## Challenge
Beginning with the first line, set down every line through the one containing "const data = CATEGORIES.map((name, i)", exactly as it appears, but not the pictures.

## Supplied information
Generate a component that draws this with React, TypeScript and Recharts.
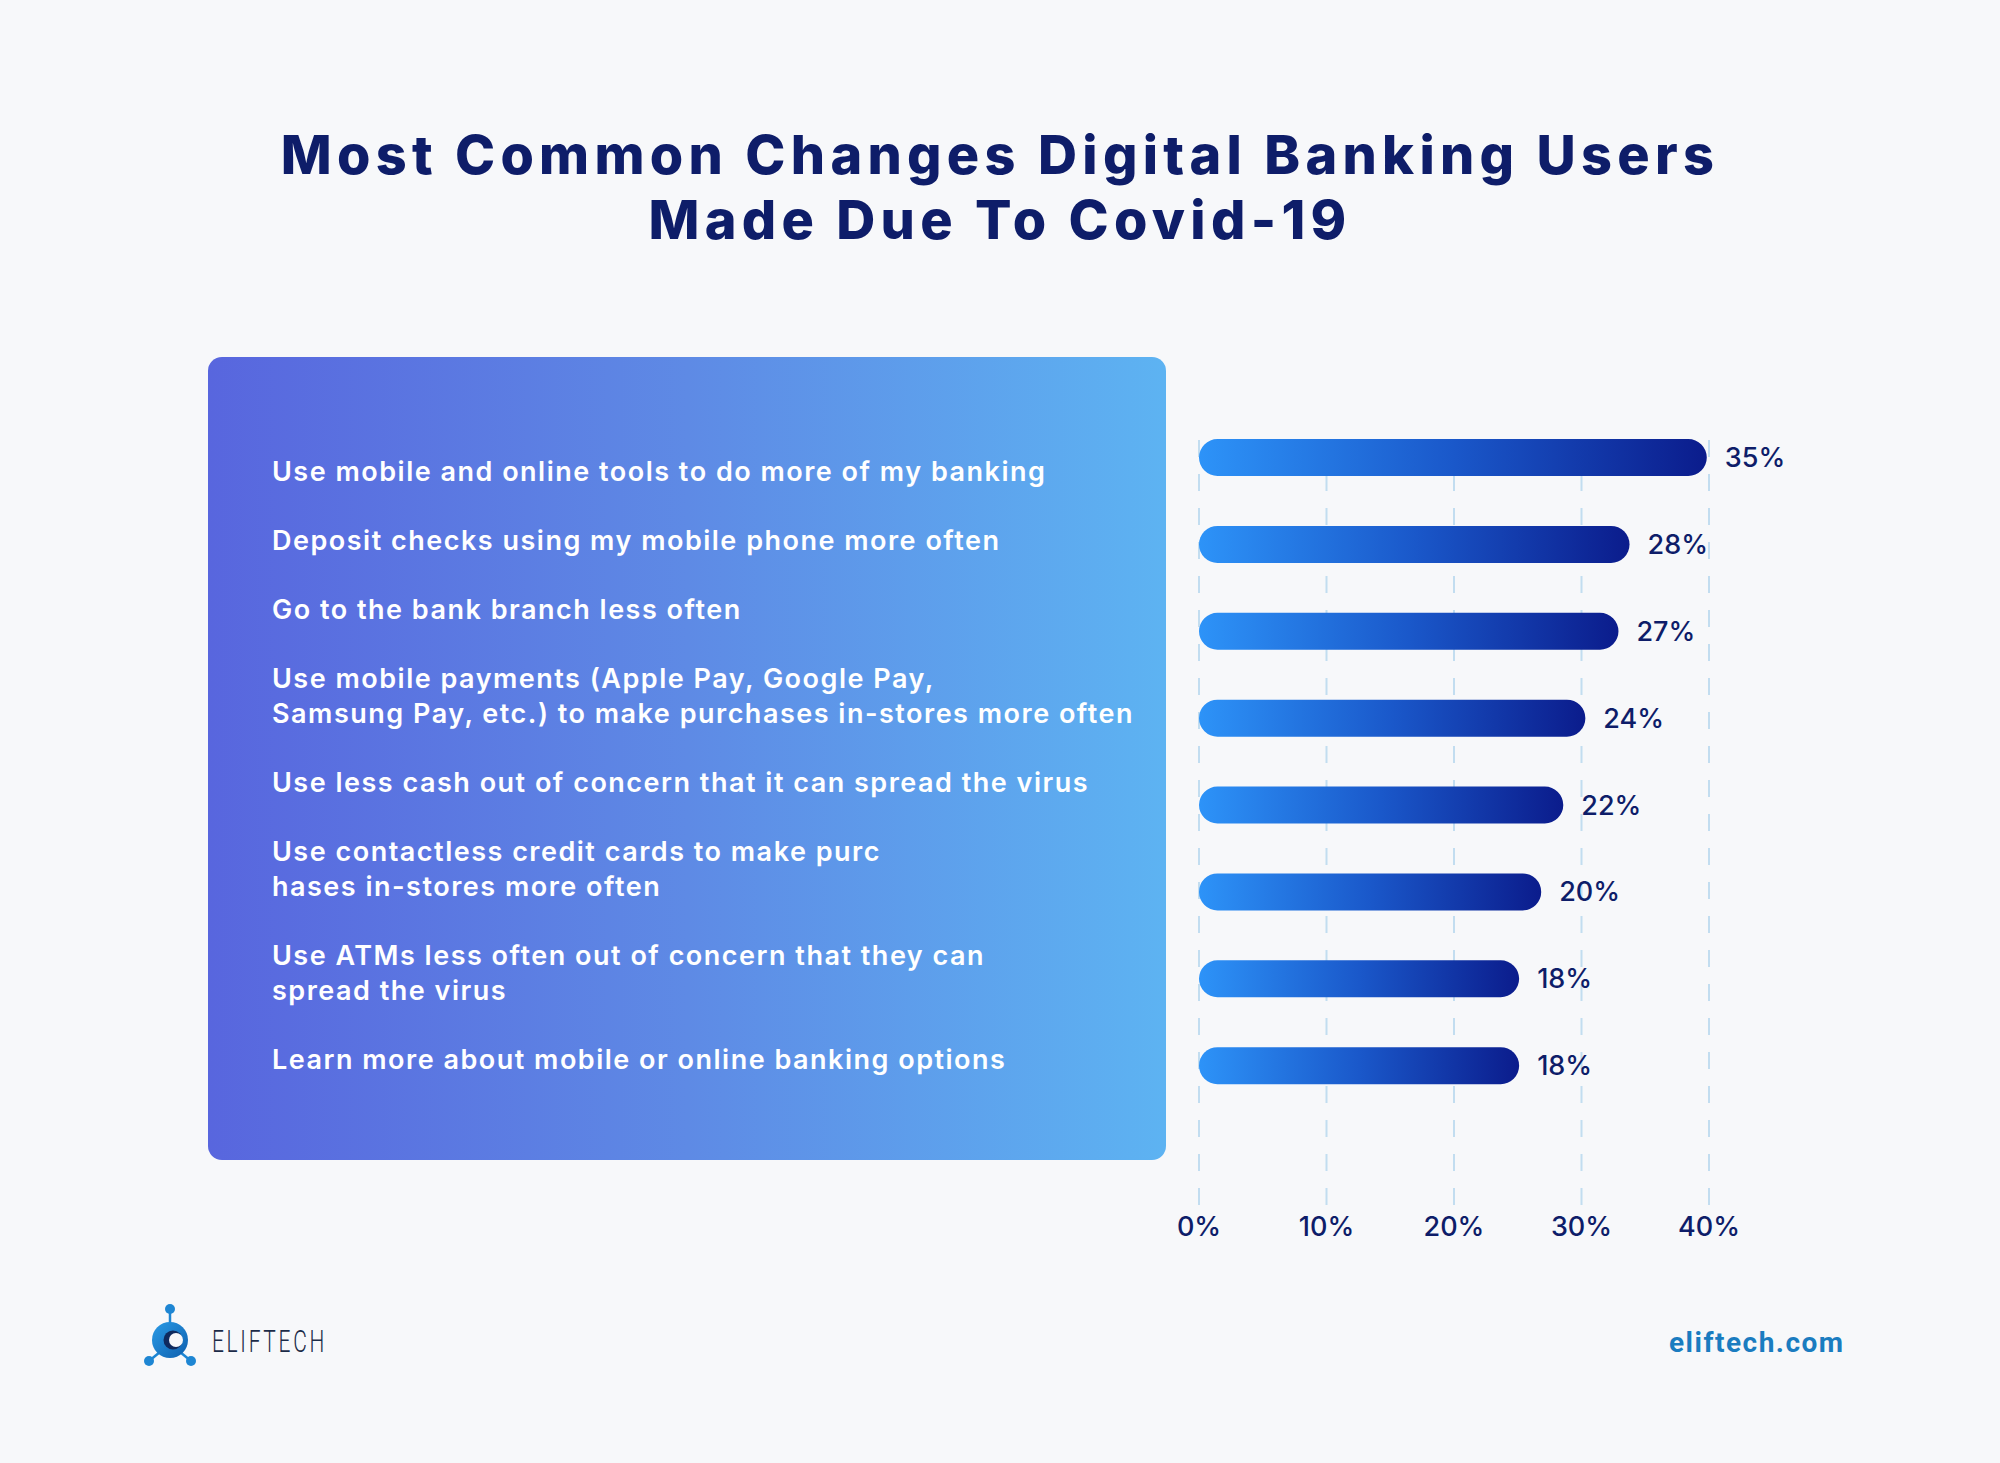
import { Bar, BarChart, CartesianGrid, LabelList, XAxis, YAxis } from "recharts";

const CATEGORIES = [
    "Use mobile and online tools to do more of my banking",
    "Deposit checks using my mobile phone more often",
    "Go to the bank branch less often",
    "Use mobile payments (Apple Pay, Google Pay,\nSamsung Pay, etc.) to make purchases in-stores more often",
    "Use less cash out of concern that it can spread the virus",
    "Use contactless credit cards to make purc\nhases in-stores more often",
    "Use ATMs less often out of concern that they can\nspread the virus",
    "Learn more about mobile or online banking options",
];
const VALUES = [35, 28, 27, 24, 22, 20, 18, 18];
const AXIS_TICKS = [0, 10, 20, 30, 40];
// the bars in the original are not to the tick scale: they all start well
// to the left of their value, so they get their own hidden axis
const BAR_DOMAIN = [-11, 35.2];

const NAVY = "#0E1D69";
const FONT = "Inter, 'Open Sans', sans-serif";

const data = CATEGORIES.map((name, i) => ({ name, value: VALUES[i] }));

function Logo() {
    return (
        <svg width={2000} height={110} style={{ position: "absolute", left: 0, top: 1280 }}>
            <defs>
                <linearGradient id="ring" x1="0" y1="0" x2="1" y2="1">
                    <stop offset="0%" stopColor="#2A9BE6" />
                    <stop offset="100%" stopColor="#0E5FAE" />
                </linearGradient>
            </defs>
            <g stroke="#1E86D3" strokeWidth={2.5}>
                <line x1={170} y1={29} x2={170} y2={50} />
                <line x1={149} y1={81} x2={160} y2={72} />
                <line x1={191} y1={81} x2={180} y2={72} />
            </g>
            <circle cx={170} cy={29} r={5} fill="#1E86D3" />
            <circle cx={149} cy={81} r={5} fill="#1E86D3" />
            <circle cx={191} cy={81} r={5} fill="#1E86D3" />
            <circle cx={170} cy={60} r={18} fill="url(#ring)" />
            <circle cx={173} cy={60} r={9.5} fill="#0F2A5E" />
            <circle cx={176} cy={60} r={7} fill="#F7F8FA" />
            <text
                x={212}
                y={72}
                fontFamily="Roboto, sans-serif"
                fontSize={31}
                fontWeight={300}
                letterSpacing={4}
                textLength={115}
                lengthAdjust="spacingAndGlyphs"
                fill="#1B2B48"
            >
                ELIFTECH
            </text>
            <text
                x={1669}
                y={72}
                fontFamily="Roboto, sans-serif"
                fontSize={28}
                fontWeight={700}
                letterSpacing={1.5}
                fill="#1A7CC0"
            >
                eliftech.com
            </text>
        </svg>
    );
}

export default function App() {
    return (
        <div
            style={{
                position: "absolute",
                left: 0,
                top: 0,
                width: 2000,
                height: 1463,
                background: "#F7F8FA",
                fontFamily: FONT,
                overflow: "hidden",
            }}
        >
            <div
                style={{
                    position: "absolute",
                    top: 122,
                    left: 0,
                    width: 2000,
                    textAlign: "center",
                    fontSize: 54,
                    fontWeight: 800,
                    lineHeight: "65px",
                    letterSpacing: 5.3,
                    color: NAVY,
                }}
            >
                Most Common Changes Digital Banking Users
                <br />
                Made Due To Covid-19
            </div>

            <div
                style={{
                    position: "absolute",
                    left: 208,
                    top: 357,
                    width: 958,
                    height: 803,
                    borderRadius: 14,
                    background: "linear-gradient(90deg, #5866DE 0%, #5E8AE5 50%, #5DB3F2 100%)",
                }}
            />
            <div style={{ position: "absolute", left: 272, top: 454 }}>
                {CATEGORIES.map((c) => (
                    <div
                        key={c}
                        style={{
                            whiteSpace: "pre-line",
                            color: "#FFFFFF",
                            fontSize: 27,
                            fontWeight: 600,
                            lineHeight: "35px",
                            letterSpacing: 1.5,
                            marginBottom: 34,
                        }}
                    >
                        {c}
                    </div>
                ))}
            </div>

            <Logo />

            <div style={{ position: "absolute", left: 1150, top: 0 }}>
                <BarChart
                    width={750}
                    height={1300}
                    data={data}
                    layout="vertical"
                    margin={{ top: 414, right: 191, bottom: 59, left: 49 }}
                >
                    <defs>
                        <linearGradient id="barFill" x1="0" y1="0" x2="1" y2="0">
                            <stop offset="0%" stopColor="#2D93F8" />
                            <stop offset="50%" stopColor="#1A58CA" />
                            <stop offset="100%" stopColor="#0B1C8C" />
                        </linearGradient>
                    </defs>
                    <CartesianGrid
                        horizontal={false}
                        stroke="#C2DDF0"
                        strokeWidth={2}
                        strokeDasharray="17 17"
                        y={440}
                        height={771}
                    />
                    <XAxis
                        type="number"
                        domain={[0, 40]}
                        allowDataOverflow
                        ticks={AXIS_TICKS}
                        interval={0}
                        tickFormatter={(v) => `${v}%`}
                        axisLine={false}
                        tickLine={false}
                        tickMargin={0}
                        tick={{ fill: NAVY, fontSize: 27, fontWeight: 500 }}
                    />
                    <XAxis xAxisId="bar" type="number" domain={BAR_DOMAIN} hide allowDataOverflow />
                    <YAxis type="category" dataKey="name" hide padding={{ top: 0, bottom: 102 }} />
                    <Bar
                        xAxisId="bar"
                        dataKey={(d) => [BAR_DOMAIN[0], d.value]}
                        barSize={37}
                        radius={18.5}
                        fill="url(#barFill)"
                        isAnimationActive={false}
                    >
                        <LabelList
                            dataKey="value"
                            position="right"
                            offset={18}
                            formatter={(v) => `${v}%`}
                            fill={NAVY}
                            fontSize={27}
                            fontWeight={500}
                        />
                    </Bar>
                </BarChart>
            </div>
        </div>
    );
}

## Written response
Generate a component that draws this with React, TypeScript and Recharts.
import { Bar, BarChart, CartesianGrid, LabelList, XAxis, YAxis } from "recharts";

const CATEGORIES = [
    "Use mobile and online tools to do more of my banking",
    "Deposit checks using my mobile phone more often",
    "Go to the bank branch less often",
    "Use mobile payments (Apple Pay, Google Pay,\nSamsung Pay, etc.) to make purchases in-stores more often",
    "Use less cash out of concern that it can spread the virus",
    "Use contactless credit cards to make purc\nhases in-stores more often",
    "Use ATMs less often out of concern that they can\nspread the virus",
    "Learn more about mobile or online banking options",
];
const VALUES = [35, 28, 27, 24, 22, 20, 18, 18];
const AXIS_TICKS = [0, 10, 20, 30, 40];
// the bars in the original are not to the tick scale: they all start well
// to the left of their value, so they get their own hidden axis
const BAR_DOMAIN = [-11, 35.2];

const NAVY = "#0E1D69";
const FONT = "Inter, 'Open Sans', sans-serif";

const data = CATEGORIES.map((name, i) => ({ name, value: VALUES[i] }));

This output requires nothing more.